In 2016, the Center on Privacy and Technology at Georgetown Law released “The Perpetual Lineup,” a massive report on law enforcement use of facial recognition technology in the U.S. You can read the complete report at perpetuallineup.org. The organization conducted a year-long investigation and collected more than 15,000 pages of documents through more than 100 public records requests. The report paints a disturbing picture of intense cooperation between the federal government, and state and local law enforcement to develop a massive facial recognition database.

“Face recognition is a powerful technology that requires strict oversight. But those controls, by and large, don’t exist today,” report co-author Clare Garvie said. “With only a few exceptions, there are no laws governing police use of the technology, no standards ensuring its accuracy, and no systems checking for bias. It’s a wild west.”

There are many technical and legal problems with facial recognition, including significant concerns about the accuracy of the technology, particularly when reading the facial features of minority populations. During a test run by the ACLU of Northern California, facial recognition misidentified 26 members of the California legislature as people in a database of arrest photos.

With facial recognition technology, police and other government officials have the capability to track individuals in real-time. These systems allow law enforcement agents to use video cameras and continually scan everybody who walks by. According to the report, several major police departments have expressed an interest in this type of real-time tracking. Documents revealed agencies in at least five major cities, including Los Angeles, either claimed to run real-time face recognition off of street cameras, bought technology with the capability, or expressed written interest in buying it.

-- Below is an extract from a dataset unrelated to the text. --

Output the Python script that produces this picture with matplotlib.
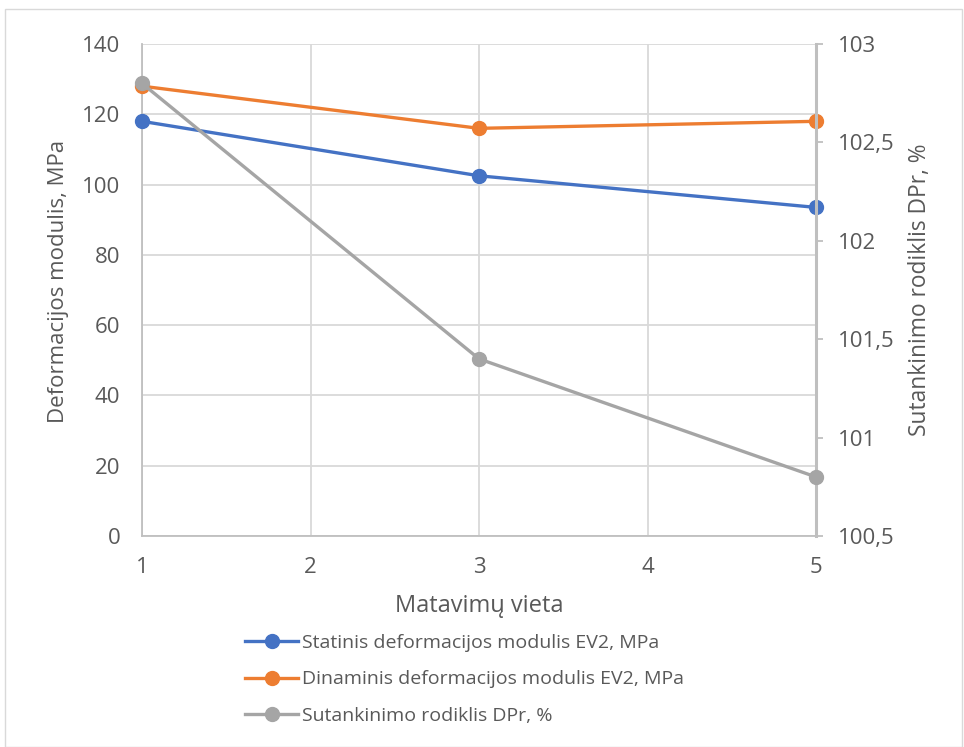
import matplotlib
matplotlib.use("Agg")
import matplotlib.pyplot as plt
from matplotlib.patches import Rectangle
from matplotlib.ticker import FuncFormatter

plt.rcParams['font.family'] = ['Open Sans', 'DejaVu Sans']

# Measurement data
vieta = [1, 3, 5]
statinis_ev2 = [118, 102.5, 93.5]
dinaminis_ev2 = [128, 116, 118]
dpr = [102.8, 101.4, 100.8]

left_ticks = [0, 20, 40, 60, 80, 100, 120, 140]
right_ticks = [100.5, 101, 101.5, 102, 102.5, 103]
x_ticks = [1, 2, 3, 4, 5]

TXT = '#595959'
GRID = '#d9d9d9'
AXIS = '#bfbfbf'
C_BLUE = '#4472C4'
C_ORANGE = '#ED7D31'
C_GRAY = '#A5A5A5'

fig = plt.figure(figsize=(9.64, 7.47), dpi=100)
fig.patches.append(Rectangle((5 / 964, 0), 1 - 7 / 964, 1 - 9 / 747,
                             transform=fig.transFigure, fill=False,
                             edgecolor='#d9d9d9', linewidth=1.0))

ax = fig.add_axes([142 / 964, 1 - 536 / 747, (816 - 142) / 964, (536 - 44) / 747])
ax.set_xlim(1, 5)
ax.set_ylim(0, 140)
ax.set_xticks(x_ticks)
ax.set_yticks(left_ticks)
ax.grid(True, color=GRID, linewidth=1.3)
ax.set_axisbelow(True)
for side in ['top', 'right']:
    ax.spines[side].set_visible(False)
ax.spines['left'].set_color(AXIS)
ax.spines['left'].set_linewidth(1.3)
ax.spines['bottom'].set_color(AXIS)
ax.spines['bottom'].set_linewidth(1.3)
ax.tick_params(axis='both', length=0, labelsize=16, labelcolor=TXT)
ax.tick_params(axis='y', pad=15.5)
ax.tick_params(axis='x', pad=15)

l1, = ax.plot(vieta, statinis_ev2, color=C_BLUE, lw=2.4, marker='o', ms=10,
              label='Statinis deformacijos modulis EV2, MPa', zorder=3,
              clip_on=False)
l2, = ax.plot(vieta, dinaminis_ev2, color=C_ORANGE, lw=2.4, marker='o', ms=10,
              label='Dinaminis deformacijos modulis EV2, MPa', zorder=3,
              clip_on=False)

ax2 = ax.twinx()
ax2.set_ylim(100.5, 103)
ax2.set_yticks(right_ticks)
ax2.yaxis.set_major_formatter(FuncFormatter(lambda v, p: f"{v:g}".replace('.', ',')))
for side in ['top', 'left', 'bottom']:
    ax2.spines[side].set_visible(False)
ax2.spines['right'].set_color(AXIS)
ax2.spines['right'].set_linewidth(2.2)
ax2.tick_params(axis='y', length=5, width=1.3, color=AXIS, labelsize=16,
                labelcolor=TXT, pad=10.7)
l3, = ax2.plot(vieta, dpr, color=C_GRAY, lw=2.4, marker='o', ms=10,
               label='Sutankinimo rodiklis DPr, %', zorder=4, clip_on=False)

ax.set_ylabel('Deformacijos modulis, MPa', fontsize=16, color=TXT)
ax.yaxis.set_label_coords(-0.108, 0.518)
ax2.set_ylabel('Sutankinimo rodiklis DPr, %', fontsize=16.4, color=TXT)
ax2.yaxis.set_label_coords(1.137, 0.50)
ax.set_xlabel('Matavimų vieta', fontsize=17, color=TXT)
ax.xaxis.set_label_coords(0.5, -0.118)

leg = fig.legend(handles=[l1, l2, l3], loc='upper left',
                 bbox_to_anchor=(237 / 964, 1 - 626 / 747), frameon=False,
                 fontsize=14, handlelength=2.75, handletextpad=0.2,
                 labelspacing=0.96, borderaxespad=0)
for t in leg.get_texts():
    t.set_color(TXT)

fig.savefig('out.png', dpi=100)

In all likelihood, the federal government heavily involves itself in helping state and local agencies obtain this technology. The feds provide grant money to local law enforcement agencies for a vast array of surveillance gear, including ALPRs, stingray devices and drones. The federal government essentially encourages and funds a giant nationwide surveillance net and then taps into the information via fusion centers and the Information Sharing Environment (ISE).

Fusion centers were sold as a tool to combat terrorism, but that is not how they are being used. The ACLU pointed to a bipartisan congressional report to demonstrate the true nature of government fusion centers: “They haven’t contributed anything meaningful to counterterrorism efforts. Instead, they have largely served as police surveillance and information sharing nodes for law enforcement efforts targeting the frequent subjects of police attention: Black and brown people, immigrants, dissidents, and the poor.”

Fusion centers operate within the broader ISE. According to its website, the ISE “provides analysts, operators, and investigators with information needed to enhance national security. These analysts, operators, and investigators…have mission needs to collaborate and share information with each other and with private sector partners and our foreign allies.” In other words, ISE serves as a conduit for the sharing of information gathered without a warrant. Known ISE partners include the Office of Director of National Intelligence which oversees 17 federal agencies and organizations, including the NSA. ISE utilizes these partnerships to collect and share data on the millions of unwitting people they track.

Reports that the Berkeley Police Department in cooperation with a federal fusion center deployed cameras equipped to surveil a “free speech” rally and Antifa counterprotests provided the first solid link between the federal government and local authorities in facial recognition surveillance.

This is precisely why it’s so important for state and local governments to ban or at least limit the use of facial recognition technology. Without state and local cooperation, the feds have a much more difficult time gathering information. Passage of state laws and local ordinances banning and limiting facial recognition eliminates one avenue for gathering facial recognition data. Simply put, data that doesn’t exist cannot be entered into federal databases.